WORK TO DO
Write out the listing below in full and exactly, leaving out every picture.

MATERIAL PROVIDED
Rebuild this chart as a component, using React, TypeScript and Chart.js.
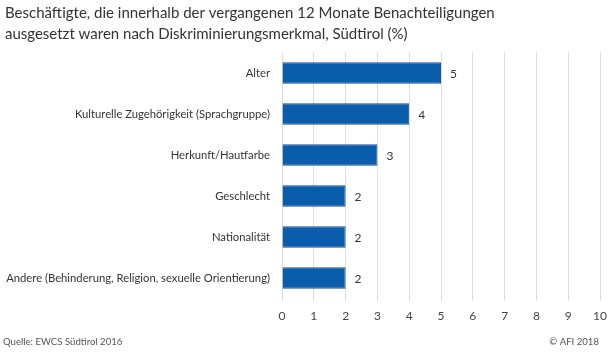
import React, { useEffect, useRef } from "react";
import { Chart, registerables } from "chart.js";

Chart.register(...registerables);

const titleLines = [
  "Beschäftigte, die innerhalb der vergangenen 12 Monate Benachteiligungen",
  "ausgesetzt waren nach Diskriminierungsmerkmal, Südtirol (%)",
];
const categories = [
  "Alter",
  "Kulturelle Zugehörigkeit (Sprachgruppe)",
  "Herkunft/Hautfarbe",
  "Geschlecht",
  "Nationalität",
  "Andere (Behinderung, Religion, sexuelle Orientierung)",
];
const values = [5, 4, 3, 2, 2, 2];
const sourceText = "Quelle: EWCS Südtirol 2016";
const creditText = "© AFI 2018";

const FONT = "Lato, 'Open Sans', sans-serif";

export default function App() {
  const ref = useRef<HTMLCanvasElement | null>(null);
  useEffect(() => {
    if (!ref.current) return;
    const extras = {
      id: "extras",
      afterDraw(chart: any) {
        const ctx = chart.ctx;
        ctx.save();
        ctx.fillStyle = "#333";
        ctx.font = `15px ${FONT}`;
        ctx.textAlign = "left";
        ctx.textBaseline = "alphabetic";
        ctx.fillText(titleLines[0], 5, 18);
        ctx.fillText(titleLines[1], 5, 39);
        ctx.font = `9.6px ${FONT}`;
        ctx.fillStyle = "#555";
        ctx.textBaseline = "middle";
        ctx.fillText(sourceText, 3, 342);
        ctx.textAlign = "right";
        ctx.fillText(creditText, 599, 342);
        // data labels
        const meta = chart.getDatasetMeta(0);
        ctx.font = `12px ${FONT}`;
        ctx.fillStyle = "#333";
        ctx.textAlign = "left";
        meta.data.forEach((bar: any, i: number) => {
          ctx.fillText(String(values[i]), bar.x + 9, bar.y + 1);
        });
        ctx.restore();
      },
    };
    const chart = new Chart(ref.current, {
      type: "bar",
      data: {
        labels: categories,
        datasets: [
          {
            data: values,
            backgroundColor: "#0a5dab",
            borderColor: "#1f4d9c",
            borderWidth: 1,
            barPercentage: 0.52,
            categoryPercentage: 1,
          },
        ],
      },
      options: {
        indexAxis: "y",
        animation: false,
        responsive: false,
        layout: { padding: { top: 52.5, bottom: 30.5, right: 14, left: 0 } },
        plugins: { legend: { display: false }, tooltip: { enabled: false } },
        scales: {
          x: {
            min: 0,
            max: 10,
            ticks: {
              stepSize: 1,
              color: "#444",
              font: { family: FONT, size: 12 },
              padding: 8,
            },
            grid: { color: "#dddddd", drawTicks: true, tickLength: 2 },
            border: { display: false },
            afterFit(scale: any) {
              scale.height = 26;
            },
          },
          y: {
            ticks: {
              color: "#333",
              font: { family: FONT, size: 11.25 },
              padding: 12,
            },
            grid: { display: false, drawTicks: false },
            border: { display: false },
            afterFit(scale: any) {
              scale.width = 282;
            },
          },
        },
      },
      plugins: [extras],
    });
    return () => chart.destroy();
  }, []);
  return (
    <div style={{ position: "fixed", left: 0, top: 0, width: 615, height: 355, background: "#fff" }}>
      <canvas ref={ref} width={615} height={355} />
    </div>
  );
}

ANSWER TO THIS TASK
Rebuild this chart as a component, using React, TypeScript and Chart.js.
import React, { useEffect, useRef } from "react";
import { Chart, registerables } from "chart.js";

Chart.register(...registerables);

const titleLines = [
  "Beschäftigte, die innerhalb der vergangenen 12 Monate Benachteiligungen",
  "ausgesetzt waren nach Diskriminierungsmerkmal, Südtirol (%)",
];
const categories = [
  "Alter",
  "Kulturelle Zugehörigkeit (Sprachgruppe)",
  "Herkunft/Hautfarbe",
  "Geschlecht",
  "Nationalität",
  "Andere (Behinderung, Religion, sexuelle Orientierung)",
];
const values = [5, 4, 3, 2, 2, 2];
const sourceText = "Quelle: EWCS Südtirol 2016";
const creditText = "© AFI 2018";

const FONT = "Lato, 'Open Sans', sans-serif";

export default function App() {
  const ref = useRef<HTMLCanvasElement | null>(null);
  useEffect(() => {
    if (!ref.current) return;
    const extras = {
      id: "extras",
      afterDraw(chart: any) {
        const ctx = chart.ctx;
        ctx.save();
        ctx.fillStyle = "#333";
        ctx.font = `15px ${FONT}`;
        ctx.textAlign = "left";
        ctx.textBaseline = "alphabetic";
        ctx.fillText(titleLines[0], 5, 18);
        ctx.fillText(titleLines[1], 5, 39);
        ctx.font = `9.6px ${FONT}`;
        ctx.fillStyle = "#555";
        ctx.textBaseline = "middle";
        ctx.fillText(sourceText, 3, 342);
        ctx.textAlign = "right";
        ctx.fillText(creditText, 599, 342);
        // data labels
        const meta = chart.getDatasetMeta(0);
        ctx.font = `12px ${FONT}`;
        ctx.fillStyle = "#333";
        ctx.textAlign = "left";
        meta.data.forEach((bar: any, i: number) => {
          ctx.fillText(String(values[i]), bar.x + 9, bar.y + 1);
        });
        ctx.restore();
      },
    };
    const chart = new Chart(ref.current, {
      type: "bar",
      data: {
        labels: categories,
        datasets: [
          {
            data: values,
            backgroundColor: "#0a5dab",
            borderColor: "#1f4d9c",
            borderWidth: 1,
            barPercentage: 0.52,
            categoryPercentage: 1,
          },
        ],
      },
      options: {
        indexAxis: "y",
        animation: false,
        responsive: false,
        layout: { padding: { top: 52.5, bottom: 30.5, right: 14, left: 0 } },
        plugins: { legend: { display: false }, tooltip: { enabled: false } },
        scales: {
          x: {
            min: 0,
            max: 10,
            ticks: {
              stepSize: 1,
              color: "#444",
              font: { family: FONT, size: 12 },
              padding: 8,
            },
            grid: { color: "#dddddd", drawTicks: true, tickLength: 2 },
            border: { display: false },
            afterFit(scale: any) {
              scale.height = 26;
            },
          },
          y: {
            ticks: {
              color: "#333",
              font: { family: FONT, size: 11.25 },
              padding: 12,
            },
            grid: { display: false, drawTicks: false },
            border: { display: false },
            afterFit(scale: any) {
              scale.width = 282;
            },
          },
        },
      },
      plugins: [extras],
    });
    return () => chart.destroy();
  }, []);
  return (
    <div style={{ position: "fixed", left: 0, top: 0, width: 615, height: 355, background: "#fff" }}>
      <canvas ref={ref} width={615} height={355} />
    </div>
  );
}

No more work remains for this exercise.